What would change my mind
- If the company reports two consecutive quarters of organic revenue decline across Creative Cloud and Digital Experience, I would materially downgrade.
- If operating cash flow meaningfully deteriorates (quarterly OCF dropping below ~$1.3B persistently), that would signal the conversion engine is broken and I would cut exposure.

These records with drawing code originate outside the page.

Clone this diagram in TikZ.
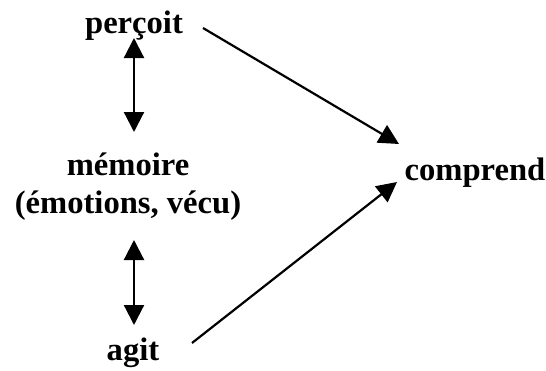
\documentclass[tikz,border=0pt]{standalone}
\usepackage{fontspec}
\setmainfont{Liberation Serif}
\usetikzlibrary{arrows.meta,calc}
\begin{document}
\begin{tikzpicture}[x=1pt,y=-1pt,
  lbl/.style={inner sep=0pt,outer sep=0pt,font=\fontsize{32.6pt}{38pt}\selectfont\bfseries},
  conn/.style={line width=2.2pt},
  tip/.style={-{Triangle[length=20pt,width=20pt]}},
  dbl/.style={{Triangle[length=20pt,width=20pt]}-{Triangle[length=20pt,width=20pt]}}]
\useasboundingbox (0,0) rectangle (546,370);
\node[lbl,anchor=base] (p) at (134,33) {perçoit};
\node[lbl,align=center] (m) at (128,187) {mémoire\\(émotions, vécu)};
\node[lbl,anchor=base] (a) at (133,360) {agit};
\node[lbl,anchor=base] (c) at (475,180) {comprend};
\draw[conn,dbl] ($(p.base)+(0,5)$) -- ($(p.base)+(0,99)$);
\draw[conn,dbl] ($(a.base)+(1,-120)$) -- ($(a.base)+(1,-35)$);
\draw[conn,tip] ($(p.base)+(69,-5)$) -- ($(c.base)+(-76,-36)$);
\draw[conn,tip] ($(a.base)+(59,-17)$) -- ($(c.base)+(-78,2)$);
\end{tikzpicture}
\end{document}
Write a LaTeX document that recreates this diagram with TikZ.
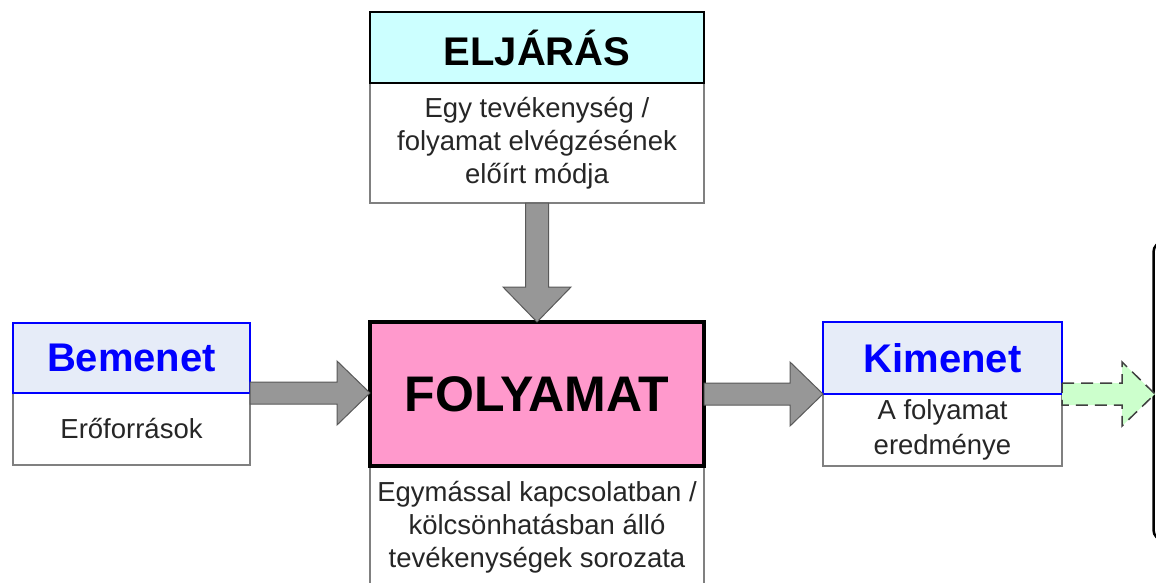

- Conversely, clear signs of strong AI attach rates, new pricing units, or a meaningful acceleration in DX renewals would push me to increase the target and conviction.
Conclusion
Adobe is the kind of durable, cash-generative software franchise you want to own when the market discounts execution risk and sentiment. The company is not free from threats - AI competitors and marketing budget cycles matter - but with cash ≈ $5.94B, long-term debt ≈ $6.20B, operating cash flow north of $2.1B per quarter and steady sequential revenue growth, the risk-reward at current levels is attractive for a long-biased trade.
I am upgrading ADBE to a trading Buy: initial entry ~$332-$345, stop ~ $303 (10% downside), targets at $420 and $520. Keep position sizing disciplined; reassess on the next pair of quarterly results and on explicit evidence of AI monetization or DX recovery. If Adobe proves the attach rate for AI features or accelerates DX growth, this trade becomes a multi-bagger on fundamentals and a multiple re-rate.
Disclosure: This is an actionable trade idea for educational purposes, not personalized investment advice. Manage risk, size positions to your account, and use the stop/targets consistent with your risk tolerance.